Electoral College: No ‘Trump’ card for Hillary?
- January 9, 2017
- Posted by: admin
- Category: General Knowledge
Ever since Republican party candidate Donald Trump became the President-elect after winning the popular vote against Democrat Hillary Clinton on November 8, there have been mixed reactions. That the result was shocking for most is no secret. It was similar to the result of the Brexit referendum, when Britain voted to leave the European Union (EU) by majority. And much like Brexit, there was a last ditch hope that the election of Trump may be annulled effectively if the electoral college, in its vote of December 19, 2016, votes against Trump. All the debate around the possibilities of the electoral college voting otherwise, however, were laid to rest in the meeting of the electoral college this week. Trump was elected in what has been a mere formality for a long time now.
The way the electoral college works is this: There are 538 people in the Electoral College in the US- each state has an elector for every congressman it has, and there are 3 electors for D.C. While 270 votes were needed for victory in the popular vote, Trump won with 306 electoral votes- winning the popular vote in 30 states, plus 1 of Maine’s districts (which, along with Nebraska, splits up its electors by district). Interestingly, Hillary Clinton won almost 2.5 million more votes than Trump’s overall tally by virtue of the fact that she carried population-heavy states like California and New York. However, she only won the popular vote in 19 states and D.C. – taking her tally to 232 electoral votes.

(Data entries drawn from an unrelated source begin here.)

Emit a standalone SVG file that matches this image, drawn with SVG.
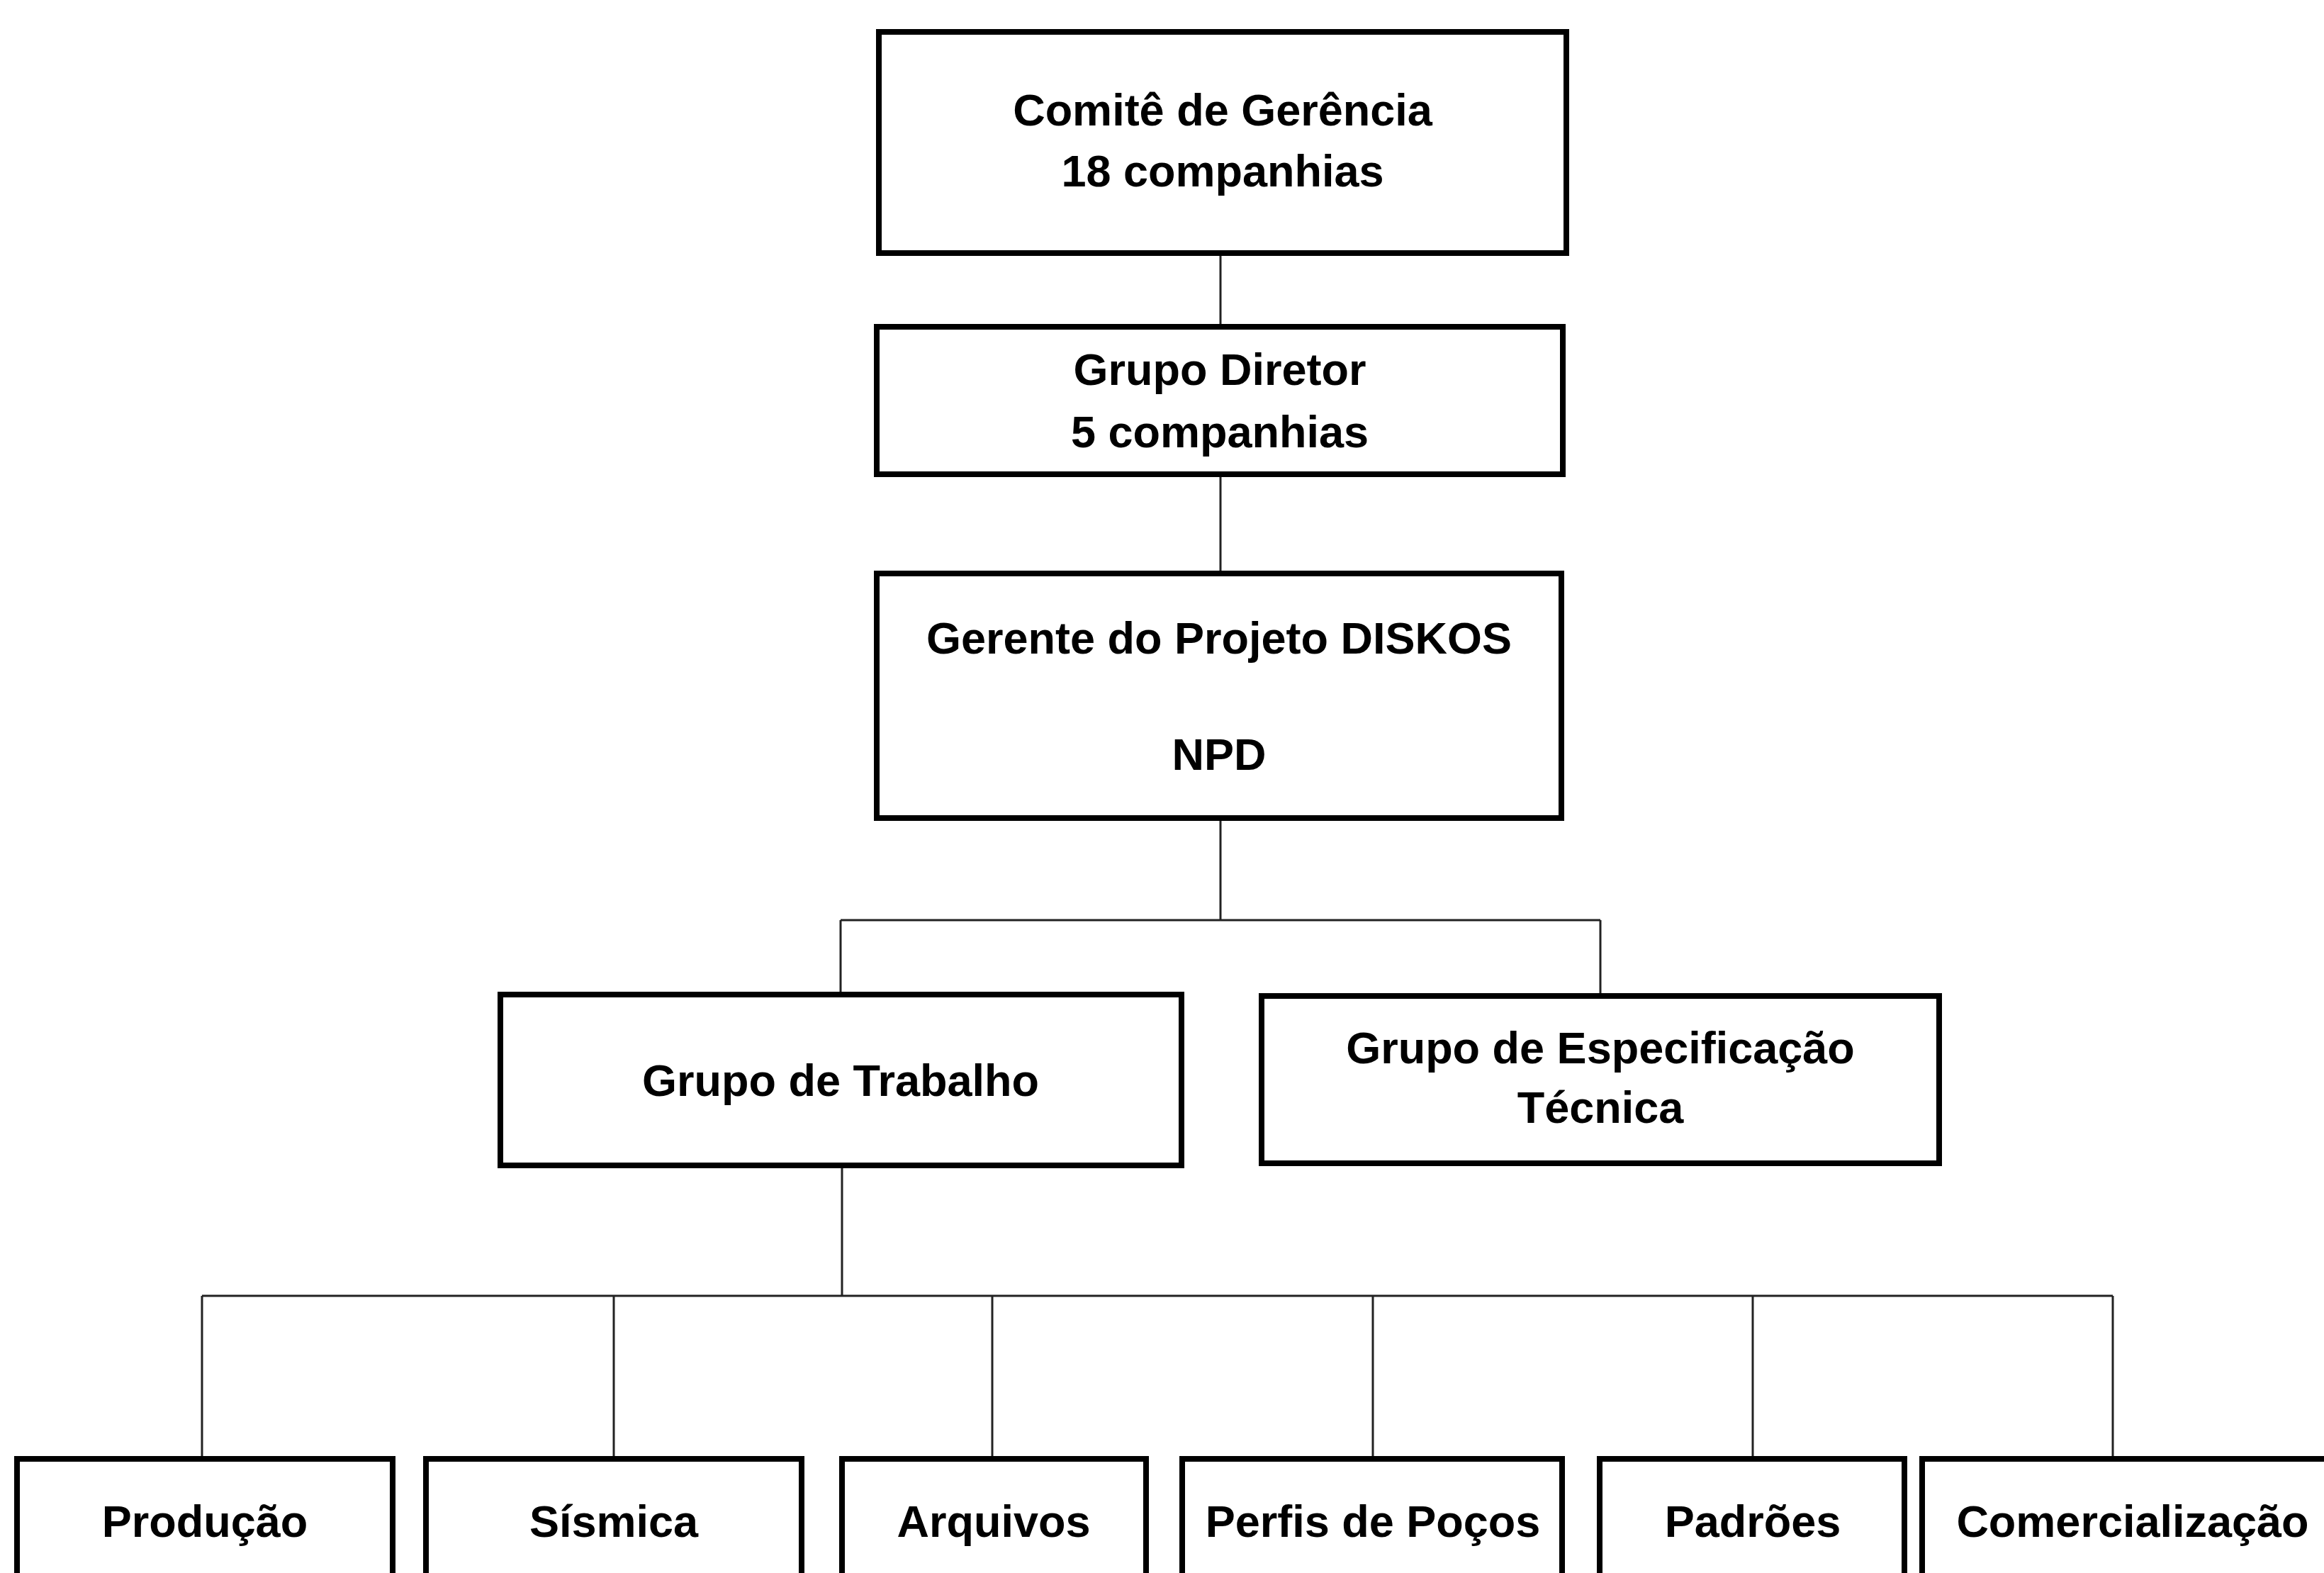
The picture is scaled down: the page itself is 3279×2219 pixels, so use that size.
<svg xmlns="http://www.w3.org/2000/svg" width="3279" height="2219" viewBox="0 0 3279 2219">
<style>
.box{fill:#fff;stroke:#000;stroke-width:8}
.t{font-family:"Liberation Sans",Arial,sans-serif;font-weight:bold;font-size:63px;fill:#000;text-anchor:middle}
.c{fill:none;stroke:#222;stroke-width:3}
</style>
<rect width="3279" height="2219" fill="#fff"/>
<g id="connectors">
<line class="c" x1="1722" y1="357" x2="1722" y2="461"/>
<line class="c" x1="1722" y1="669" x2="1722" y2="809"/>
<line class="c" x1="1722" y1="1154" x2="1722" y2="1298"/>
<line class="c" x1="1186" y1="1298" x2="2258" y2="1298"/>
<line class="c" x1="1186" y1="1298" x2="1186" y2="1403"/>
<line class="c" x1="2258" y1="1298" x2="2258" y2="1405"/>
<line class="c" x1="1188" y1="1644" x2="1188" y2="1828"/>
<line class="c" x1="285" y1="1828" x2="2981" y2="1828"/>
<line class="c" x1="285" y1="1828" x2="285" y2="2058"/>
<line class="c" x1="866" y1="1828" x2="866" y2="2058"/>
<line class="c" x1="1400" y1="1828" x2="1400" y2="2058"/>
<line class="c" x1="1937" y1="1828" x2="1937" y2="2058"/>
<line class="c" x1="2473" y1="1828" x2="2473" y2="2058"/>
<line class="c" x1="2981" y1="1828" x2="2981" y2="2058"/>
</g>
<g id="comite">
<rect class="box" x="1240" y="45" width="970" height="312"/>
<text class="t" x="1725" y="177">Comitê de Gerência</text>
<text class="t" x="1725" y="263">18 companhias</text>
</g>
<g id="diretor">
<rect class="box" x="1237" y="461" width="968" height="208"/>
<text class="t" x="1721" y="543">Grupo Diretor</text>
<text class="t" x="1721" y="631">5 companhias</text>
</g>
<g id="gerente">
<rect class="box" x="1237" y="809" width="966" height="345"/>
<text class="t" x="1720" y="922">Gerente do Projeto DISKOS</text>
<text class="t" x="1720" y="1086">NPD</text>
</g>
<g id="trabalho">
<rect class="box" x="706" y="1403" width="961" height="241"/>
<text class="t" x="1186" y="1546">Grupo de Trabalho</text>
</g>
<g id="especificacao">
<rect class="box" x="1780" y="1405" width="956" height="236"/>
<text class="t" x="2258" y="1500">Grupo de Especificação</text>
<text class="t" x="2258" y="1584">Técnica</text>
</g>
<g id="producao">
<rect class="box" x="24" y="2058" width="530" height="220"/>
<text class="t" x="289" y="2168">Produção</text>
</g>
<g id="sismica">
<rect class="box" x="601" y="2058" width="530" height="220"/>
<text class="t" x="866" y="2168">Sísmica</text>
</g>
<g id="arquivos">
<rect class="box" x="1188" y="2058" width="429" height="220"/>
<text class="t" x="1402" y="2168">Arquivos</text>
</g>
<g id="perfis">
<rect class="box" x="1668" y="2058" width="536" height="220"/>
<text class="t" x="1937" y="2168">Perfis de Poços</text>
</g>
<g id="padroes">
<rect class="box" x="2257" y="2058" width="430" height="220"/>
<text class="t" x="2473" y="2168">Padrões</text>
</g>
<g id="comercializacao">
<rect class="box" x="2712" y="2058" width="620" height="220"/>
<text class="t" x="3009" y="2168">Comercialização</text>
</g>
</svg>
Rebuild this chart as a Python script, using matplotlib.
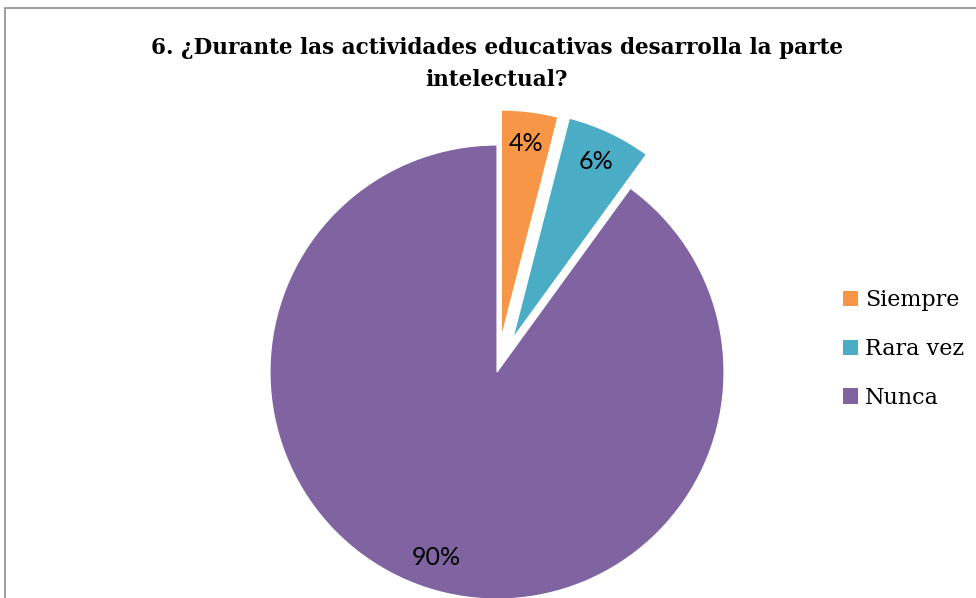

The legal possibility of the electoral college voting against Trump or overturning the result of the November 8 election was an ambiguous one, even to begin with. While constitutionalists stated that electors in the Electoral College could choose to vote for whichever candidate they wanted, it must be noted that 30 states have Supreme Court-upheld laws mandating the electors to vote in consonance with how their state voted. Penalties for becoming a faithless elector range from paying a fine to being replaced with an elector who will follow the rules. The constitutionality of enforcing the aforementioned laws has never been tested, however. Notably, members of the Electoral College who vote against these state laws and contrary to the voting carried out by their states are labeled “faithless electors” in common parlance. There have been less than 10 faithless electors since 1900, so the chances of this happening for the current election were anyway slim.
Moreover, only electors from the party that won the popular vote get to cast their ballots, so only Republican electors got the chance to vote in the states that Trump won, and only Democratic electors in the states won by Clinton. This meant that the number of electors required to change their minds to flip the result in Clinton’s favour was a lot many anyway. Another factor that was against the overturning of results by the electoral college was the fact that electors are usually vetted carefully and then selected by the political parties in each state to ensure that they stay loyal to the party. Because at least 290 electors voting in December were Republicans, people wanting the vote to be in favour of Clinton would have had to convince this sizeable number to abandon their party. Even so, members of Congress can formally protest any “faithless” elector votes, and have them evicted, when they officially count the ballots in a joint session on January 6, 2017.
At a time when the world is grappling with the true meaning of democracy and the implementation of electoral reforms, the elimination of the electoral college from the system has also been proposed by many stakeholders, but the Congress has not acted on this proposal since 1979. Whether this electoral college should be eliminated or not is a bigger question, but what definitely needs to be discussed is the efficacy of the electoral college in its present form and its interplay vis-à-vis popular will in an election.